> [OBJECTIVE]: Print exactly the lines running from the one that holds "What React, TypeScript" through the one that holds "const ref = useRef<HTMLDivElement>(null);", please, and leave the pictures out.

> [DATA FOR THIS EXERCISE]:
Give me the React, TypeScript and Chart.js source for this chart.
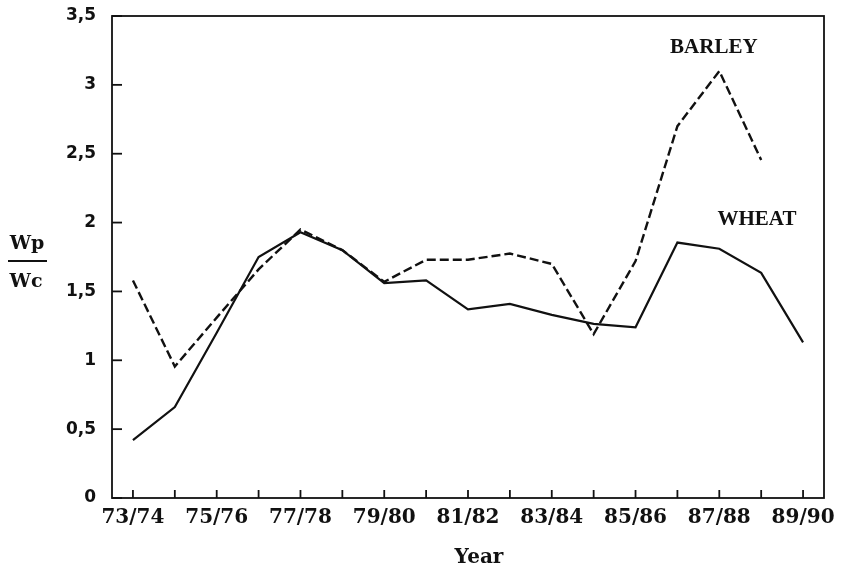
import React, { useEffect, useRef } from "react";
import { Chart, registerables } from "chart.js";

Chart.register(...registerables);

const years = [
  "73/74", "74/75", "75/76", "76/77", "77/78", "78/79", "79/80", "80/81", "81/82",
  "82/83", "83/84", "84/85", "85/86", "86/87", "87/88", "88/89", "89/90",
];
const wheat = [0.42, 0.66, 1.2, 1.75, 1.93, 1.8, 1.56, 1.58, 1.37, 1.41, 1.33, 1.265, 1.24, 1.855, 1.81, 1.635, 1.13];
const barley = [1.58, 0.955, 1.31, 1.66, 1.95, 1.8, 1.57, 1.73, 1.73, 1.775, 1.70, 1.19, 1.72, 2.70, 3.10, 2.455, null];
const yTicks = [0, 0.5, 1, 1.5, 2, 2.5, 3, 3.5];
const seriesLabels = ["WHEAT", "BARLEY"];
const axisTitleX = "Year";
const axisTitleYTop = "Wp";
const axisTitleYBottom = "Wc";

const framePlugin = {
  id: "frame",
  afterDraw(chart: any) {
    const { ctx, chartArea } = chart;
    const xs = chart.scales.x;
    const ys = chart.scales.y;
    const { left, right, top, bottom } = chartArea;
    ctx.save();
    ctx.strokeStyle = "#111";
    ctx.lineWidth = 1.8;
    ctx.strokeRect(left, top, right - left, bottom - top);
    // inward x ticks
    for (let i = 0; i < years.length; i++) {
      const x = xs.getPixelForTick(i);
      ctx.beginPath();
      ctx.moveTo(x, bottom);
      ctx.lineTo(x, bottom - 8);
      ctx.stroke();
    }
    // inward y ticks
    yTicks.forEach((v) => {
      const y = ys.getPixelForValue(v);
      ctx.beginPath();
      ctx.moveTo(left, y);
      ctx.lineTo(left + 10, y);
      ctx.stroke();
    });
    // series labels
    ctx.fillStyle = "#111";
    ctx.font = "bold 21px 'Liberation Serif'";
    ctx.textAlign = "center";
    ctx.textBaseline = "middle";
    ctx.fillText(seriesLabels[1], xs.getPixelForValue(13.87), ys.getPixelForValue(3.27));
    ctx.fillText(seriesLabels[0], xs.getPixelForValue(14.9), ys.getPixelForValue(2.02));
    // x title
    ctx.font = "bold 20px 'DejaVu Serif'";
    ctx.fillText(axisTitleX, (left + right) / 2 + 11, 558);
    // y title (fraction)
    ctx.font = "bold 19px 'DejaVu Serif'";
    ctx.textBaseline = "alphabetic";
    ctx.fillText(axisTitleYTop, 27, 249);
    ctx.fillText(axisTitleYBottom, 26, 287);
    ctx.lineWidth = 1.8;
    ctx.beginPath();
    ctx.moveTo(8, 261);
    ctx.lineTo(47, 261);
    ctx.stroke();
    ctx.restore();
  },
};

export default function App() {
  const ref = useRef<HTMLCanvasElement | null>(null);
  useEffect(() => {
    if (!ref.current) return;
    const chart = new Chart(ref.current, {
      type: "line",
      data: {
        labels: years,
        datasets: [
          {
            label: seriesLabels[0],
            data: wheat,
            borderColor: "#111",
            borderWidth: 2.2,
            pointRadius: 0,
            tension: 0,
            fill: false,
          },
          {
            label: seriesLabels[1],
            data: barley,
            borderColor: "#111",
            borderWidth: 2.4,
            borderDash: [9, 4],
            pointRadius: 0,
            tension: 0,
            fill: false,
          },
        ],
      },
      options: {
        animation: false,
        responsive: false,
        maintainAspectRatio: false,
        layout: { padding: { top: 16, right: 17, left: 0, bottom: 0 } },
        plugins: { legend: { display: false }, tooltip: { enabled: false }, title: { display: false } },
        scales: {
          x: {
            type: "category",
            offset: true,
            grid: { display: false, drawTicks: false },
            border: { display: false },
            ticks: {
              autoSkip: false,
              maxRotation: 0,
              minRotation: 0,
              padding: 8,
              color: "#111",
              font: { family: "'DejaVu Serif'", size: 20, weight: "bold" },
              callback: (_v: any, i: number) => (i % 2 === 0 ? years[i] : ""),
            },
            afterFit: (s: any) => {
              s.height = 73;
              s.paddingLeft = 0;
              s.paddingRight = 0;
            },
          },
          y: {
            min: 0,
            max: 3.5,
            grid: { display: false, drawTicks: false },
            border: { display: false },
            afterBuildTicks: (s: any) => {
              s.ticks = yTicks.map((v) => ({ value: v }));
            },
            ticks: {
              padding: 16,
              color: "#111",
              font: { family: "'DejaVu Sans'", size: 17, weight: "bold" },
              callback: (v: any) => String(v).replace(".", ","),
            },
            afterFit: (s: any) => {
              s.width = 112;
              s.paddingTop = 0;
              s.paddingBottom = 0;
            },
          },
        },
      },
      plugins: [framePlugin],
    });
    return () => chart.destroy();
  }, []);
  return (
    <div style={{ position: "fixed", left: 0, top: 0, width: 841, height: 571, background: "#fff" }}>
      <canvas ref={ref} width={841} height={571} style={{ display: "block" }} />
    </div>
  );
}
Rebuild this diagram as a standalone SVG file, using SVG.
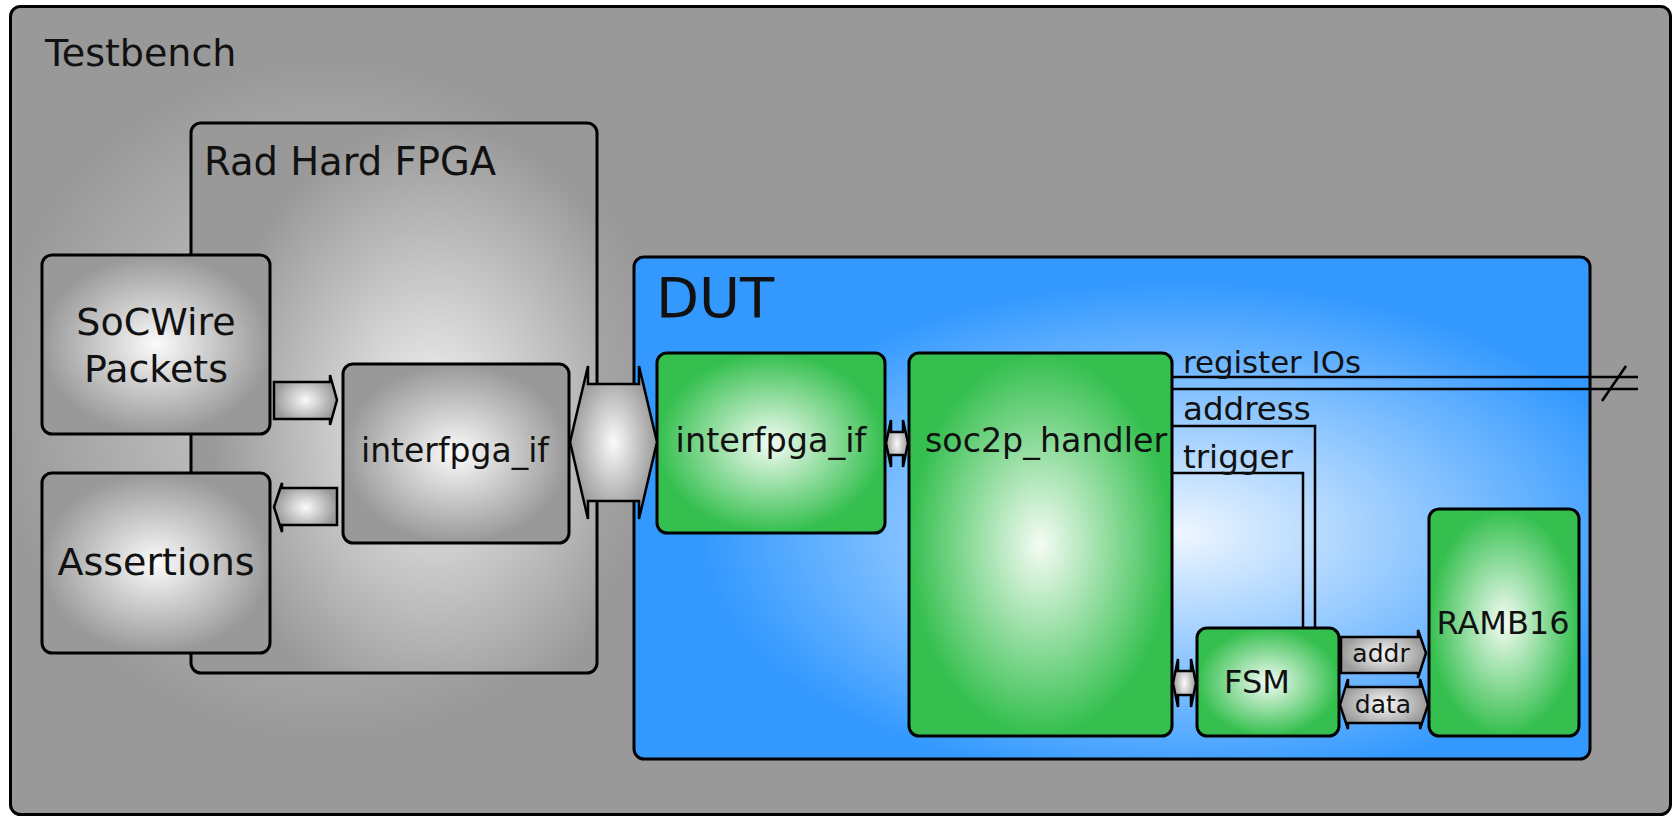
<svg xmlns="http://www.w3.org/2000/svg" width="1673" height="816" viewBox="0 0 1673 816">
  <defs>
    <radialGradient id="benchGlow" gradientUnits="userSpaceOnUse" cx="330" cy="400" r="340">
      <stop offset="0" stop-color="#d2d2d2"/>
      <stop offset="1" stop-color="#999999"/>
    </radialGradient>
    <radialGradient id="fpgaGlow" cx="0.6" cy="0.55" r="0.55">
      <stop offset="0" stop-color="#f4f4f4"/>
      <stop offset="1" stop-color="#999999"/>
    </radialGradient>
    <radialGradient id="grayGlow" cx="0.5" cy="0.5" r="0.5">
      <stop offset="0" stop-color="#fbfbfb"/>
      <stop offset="1" stop-color="#999999"/>
    </radialGradient>
    <radialGradient id="greenGlow" cx="0.5" cy="0.5" r="0.5">
      <stop offset="0" stop-color="#f4fcf4"/>
      <stop offset="1" stop-color="#34bf4e"/>
    </radialGradient>
    <radialGradient id="dutGlow" cx="0.57" cy="0.55" r="0.5">
      <stop offset="0" stop-color="#eef6ff"/>
      <stop offset="1" stop-color="#3399ff"/>
    </radialGradient>
    <style>
      .box { stroke: #000; stroke-width: 3; }
      .gray { fill: url(#grayGlow); }
      .green { fill: url(#greenGlow); }
      .arrow { fill: url(#grayGlow); stroke: #000; stroke-width: 2.5; stroke-linejoin: miter; }
      .wire { fill: none; stroke: #000; stroke-width: 2.5; }
      text { font-family: "DejaVu Sans", "Liberation Sans", sans-serif; fill: #111; }
    </style>
  </defs>

  <!-- Testbench frame -->
  <g id="testbench">
    <rect class="box" x="10.5" y="6.5" width="1660" height="808" rx="10" fill="url(#benchGlow)"/>
    <text x="45" y="66" font-size="38">Testbench</text>
  </g>

  <!-- Rad Hard FPGA container -->
  <g id="radhard-fpga">
    <rect class="box" x="191" y="123" width="406" height="550" rx="10" fill="url(#fpgaGlow)"/>
    <text x="204" y="175" font-size="38.5">Rad Hard FPGA</text>
  </g>

  <g id="socwire-packets">
    <rect class="box gray" x="42" y="255" width="228" height="179" rx="10"/>
    <text x="156" y="335" font-size="38" text-anchor="middle">SoCWire</text>
    <text x="156" y="382" font-size="38" text-anchor="middle">Packets</text>
  </g>

  <g id="assertions">
    <rect class="box gray" x="42" y="473" width="228" height="180" rx="10"/>
    <text x="156" y="575" font-size="38" text-anchor="middle">Assertions</text>
  </g>

  <g id="interfpga-tb">
    <rect class="box gray" x="343" y="364" width="226" height="179" rx="10"/>
    <text x="455" y="462" font-size="33" text-anchor="middle">interfpga_if</text>
  </g>

  <!-- Device under test -->
  <g id="dut">
    <rect class="box" x="634" y="257" width="956" height="502" rx="10" fill="url(#dutGlow)"/>
    <text x="656" y="317" font-size="56">DUT</text>
  </g>

  <g id="interfpga-dut">
    <rect class="box green" x="657" y="353" width="228" height="180" rx="10"/>
    <text x="771" y="452" font-size="33.5" text-anchor="middle">interfpga_if</text>
  </g>

  <g id="soc2p-handler">
    <rect class="box green" x="909" y="353" width="263" height="383" rx="10"/>
    <text x="1046" y="452" font-size="33.3" text-anchor="middle">soc2p_handler</text>
  </g>

  <g id="fsm">
    <rect class="box green" x="1197" y="628" width="142" height="108" rx="10"/>
    <text x="1257" y="693" font-size="32" text-anchor="middle">FSM</text>
  </g>

  <g id="ramb16">
    <rect class="box green" x="1429" y="509" width="150" height="227" rx="10"/>
    <text x="1503" y="634" font-size="32" text-anchor="middle">RAMB16</text>
  </g>

  <!-- Connectors -->
  <g id="connectors">
    <!-- packets into the FPGA interface -->
    <path class="arrow" d="M274,382 L330,382 L330,375 L337,400 L330,425 L330,419 L274,419 Z"/>
    <!-- FPGA interface back to assertions -->
    <path class="arrow" d="M337,488 L282,488 L282,483 L274,507 L282,532 L282,525 L337,525 Z"/>
    <!-- bidirectional link between the two interfaces -->
    <path class="arrow" d="M570,442 L588,366 L588,384 L639,384 L639,366 L657,442 L639,519 L639,501 L588,501 L588,519 Z"/>
    <!-- interfpga_if <-> soc2p_handler -->
    <path class="arrow" stroke-width="1.8" d="M886,443 L891,420 L891,432 L903,432 L903,420 L908,443 L903,467 L903,455 L891,455 L891,467 Z"/>
    <!-- soc2p_handler <-> FSM -->
    <path class="arrow" stroke-width="1.8" d="M1173,683 L1178,659 L1178,671 L1191,671 L1191,659 L1196,683 L1191,707 L1191,695 L1178,695 L1178,707 Z"/>

    <!-- register IO bus -->
    <line class="wire" x1="1172" y1="377" x2="1638" y2="377"/>
    <line class="wire" x1="1172" y1="389" x2="1638" y2="389"/>
    <line class="wire" stroke-width="2" x1="1626" y1="366" x2="1602" y2="401"/>
    <text x="1183" y="373" font-size="30.8">register IOs</text>

    <!-- address and trigger lines down to the FSM -->
    <polyline class="wire" points="1172,426 1315,426 1315,628"/>
    <text x="1183" y="420" font-size="32.5">address</text>
    <polyline class="wire" points="1172,473 1303,473 1303,628"/>
    <text x="1183" y="468" font-size="32.5">trigger</text>

    <!-- FSM to RAMB16 -->
    <path class="arrow" d="M1341,637 L1418,637 L1418,630 L1426,653 L1418,678 L1418,673 L1341,673 Z"/>
    <text x="1381" y="662" font-size="25" text-anchor="middle">addr</text>
    <path class="arrow" d="M1340,705 L1348,679 L1348,687 L1420,687 L1420,679 L1428,705 L1420,729 L1420,723 L1348,723 L1348,729 Z"/>
    <text x="1383" y="713" font-size="25" text-anchor="middle">data</text>
  </g>
</svg>
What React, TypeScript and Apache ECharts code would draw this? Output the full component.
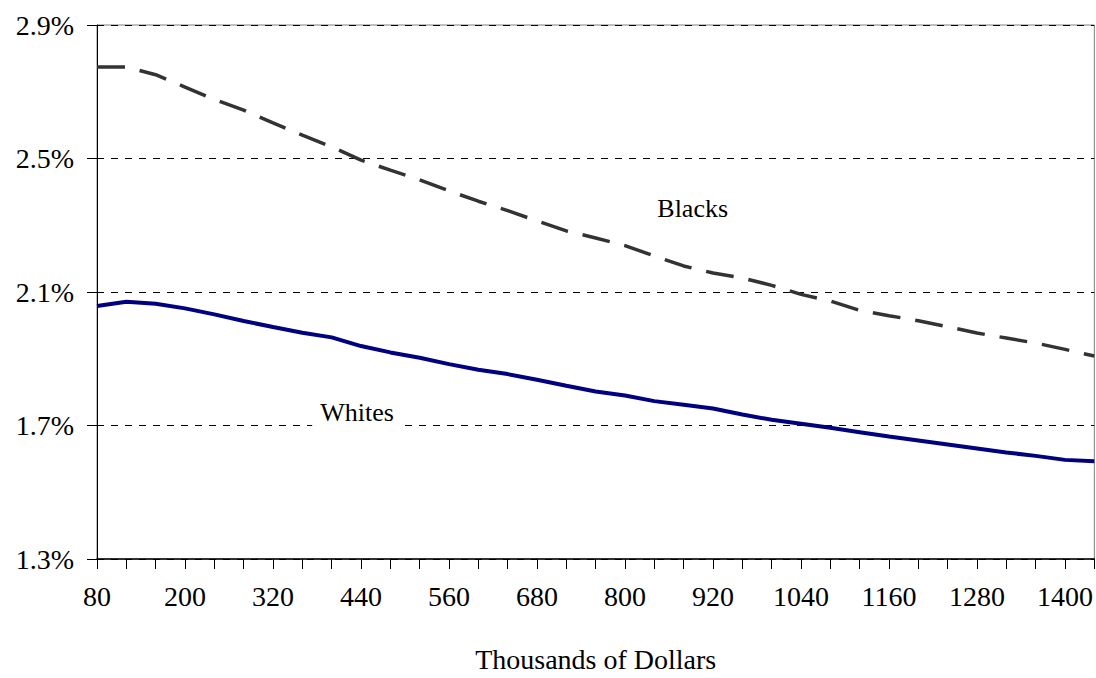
import React, { useEffect, useRef } from "react";
import * as echarts from "echarts";

const categories = [
  "80", "120", "160", "200", "240", "280", "320", "360", "400", "440",
  "480", "520", "560", "600", "640", "680", "720", "760", "800", "840",
  "880", "920", "960", "1000", "1040", "1080", "1120", "1160", "1200", "1240",
  "1280", "1320", "1360", "1400", "1440",
];

const blacks = [
  2.774, 2.774, 2.751, 2.714, 2.677, 2.645, 2.607, 2.570, 2.535, 2.495,
  2.465, 2.436, 2.403, 2.372, 2.344, 2.313, 2.283, 2.262, 2.239, 2.208,
  2.178, 2.157, 2.142, 2.120, 2.093, 2.073, 2.045, 2.029, 2.014, 1.996,
  1.977, 1.962, 1.947, 1.928, 1.908,
];

const whites = [
  2.058, 2.071, 2.065, 2.051, 2.033, 2.013, 1.995, 1.978, 1.964, 1.938,
  1.919, 1.903, 1.884, 1.867, 1.854, 1.837, 1.819, 1.802, 1.790, 1.773,
  1.762, 1.751, 1.733, 1.717, 1.705, 1.693, 1.680, 1.667, 1.655, 1.643,
  1.631, 1.619, 1.609, 1.597, 1.593,
];

const Y_MIN = 1.3;
const Y_MAX = 2.9;
const Y_STEP = 0.4;
const LABEL_EVERY = 3;

const blacksLabel = { text: "Blacks", category: "880", value: 2.35 };
const whitesLabel = { text: "Whites", category: "440", value: 1.74 };
const xAxisTitle = "Thousands of Dollars";

const FONT = "'Liberation Serif', 'Times New Roman', serif";

export default function App() {
  const ref = useRef<HTMLDivElement>(null);

  useEffect(() => {
    if (!ref.current) return;
    const chart = echarts.init(ref.current, undefined, { renderer: "svg" });
    chart.setOption({
      animation: false,
      backgroundColor: "#ffffff",
      textStyle: { fontFamily: FONT },
      grid: {
        left: 97,
        right: 1,
        top: 25,
        bottom: 115,
        show: true,
        borderColor: "#808080",
        borderWidth: 1,
        backgroundColor: "transparent",
      },
      xAxis: {
        type: "category",
        data: categories,
        boundaryGap: false,
        name: xAxisTitle,
        nameLocation: "middle",
        nameGap: 86,
        nameTextStyle: { fontFamily: FONT, fontSize: 28, color: "#000" },
        axisLine: { lineStyle: { color: "#000", width: 1.5 } },
        axisTick: {
          show: true,
          interval: 0,
          length: 10,
          inside: false,
          lineStyle: { color: "#000", width: 1 },
        },
        axisLabel: {
          interval: (idx: number) => idx % LABEL_EVERY === 0,
          margin: 23,
          fontFamily: FONT,
          fontSize: 28,
          color: "#000",
          hideOverlap: false,
        },
        splitLine: { show: false },
      },
      yAxis: {
        type: "value",
        min: Y_MIN,
        max: Y_MAX,
        interval: Y_STEP,
        axisLine: { show: true, lineStyle: { color: "#000", width: 1 } },
        axisTick: {
          show: true,
          length: 10,
          inside: false,
          lineStyle: { color: "#000", width: 1 },
        },
        axisLabel: {
          margin: 23,
          fontFamily: FONT,
          fontSize: 28,
          color: "#000",
          formatter: (v: number) => v.toFixed(1) + "%",
        },
        splitLine: {
          show: true,
          lineStyle: { color: "#000", width: 1, type: [7, 7] },
        },
      },
      series: [
        {
          name: "Blacks",
          type: "line",
          data: blacks,
          showSymbol: false,
          symbol: "none",
          smooth: false,
          lineStyle: { color: "#333333", width: 3.5, type: [28, 15], cap: "butt" },
          z: 3,
          markPoint: {
            symbol: "rect",
            symbolSize: 1,
            itemStyle: { color: "transparent" },
            label: {
              show: true,
              position: "inside",
              formatter: blacksLabel.text,
              fontFamily: FONT,
              fontSize: 26,
              color: "#000",
              offset: [9, 0],
            },
            data: [{ coord: [blacksLabel.category, blacksLabel.value] }],
          },
        },
        {
          name: "Whites",
          type: "line",
          data: whites,
          showSymbol: false,
          symbol: "none",
          smooth: false,
          lineStyle: { color: "#000080", width: 4 },
          z: 3,
          markPoint: {
            symbol: "rect",
            symbolSize: 1,
            itemStyle: { color: "transparent" },
            label: {
              show: true,
              position: "inside",
              formatter: whitesLabel.text,
              fontFamily: FONT,
              fontSize: 26,
              color: "#000",
              backgroundColor: "#ffffff",
              padding: [2, 8],
              offset: [-4, 0],
            },
            data: [{ coord: [whitesLabel.category, whitesLabel.value] }],
          },
        },
      ],
    });
    return () => chart.dispose();
  }, []);

  return (
    <div
      ref={ref}
      style={{ position: "fixed", left: 0, top: 0, width: 1096, height: 678 }}
    />
  );
}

> [ANSWER TO THE TASK]:
What React, TypeScript and Apache ECharts code would draw this? Output the full component.
import React, { useEffect, useRef } from "react";
import * as echarts from "echarts";

const categories = [
  "80", "120", "160", "200", "240", "280", "320", "360", "400", "440",
  "480", "520", "560", "600", "640", "680", "720", "760", "800", "840",
  "880", "920", "960", "1000", "1040", "1080", "1120", "1160", "1200", "1240",
  "1280", "1320", "1360", "1400", "1440",
];

const blacks = [
  2.774, 2.774, 2.751, 2.714, 2.677, 2.645, 2.607, 2.570, 2.535, 2.495,
  2.465, 2.436, 2.403, 2.372, 2.344, 2.313, 2.283, 2.262, 2.239, 2.208,
  2.178, 2.157, 2.142, 2.120, 2.093, 2.073, 2.045, 2.029, 2.014, 1.996,
  1.977, 1.962, 1.947, 1.928, 1.908,
];

const whites = [
  2.058, 2.071, 2.065, 2.051, 2.033, 2.013, 1.995, 1.978, 1.964, 1.938,
  1.919, 1.903, 1.884, 1.867, 1.854, 1.837, 1.819, 1.802, 1.790, 1.773,
  1.762, 1.751, 1.733, 1.717, 1.705, 1.693, 1.680, 1.667, 1.655, 1.643,
  1.631, 1.619, 1.609, 1.597, 1.593,
];

const Y_MIN = 1.3;
const Y_MAX = 2.9;
const Y_STEP = 0.4;
const LABEL_EVERY = 3;

const blacksLabel = { text: "Blacks", category: "880", value: 2.35 };
const whitesLabel = { text: "Whites", category: "440", value: 1.74 };
const xAxisTitle = "Thousands of Dollars";

const FONT = "'Liberation Serif', 'Times New Roman', serif";

export default function App() {
  const ref = useRef<HTMLDivElement>(null);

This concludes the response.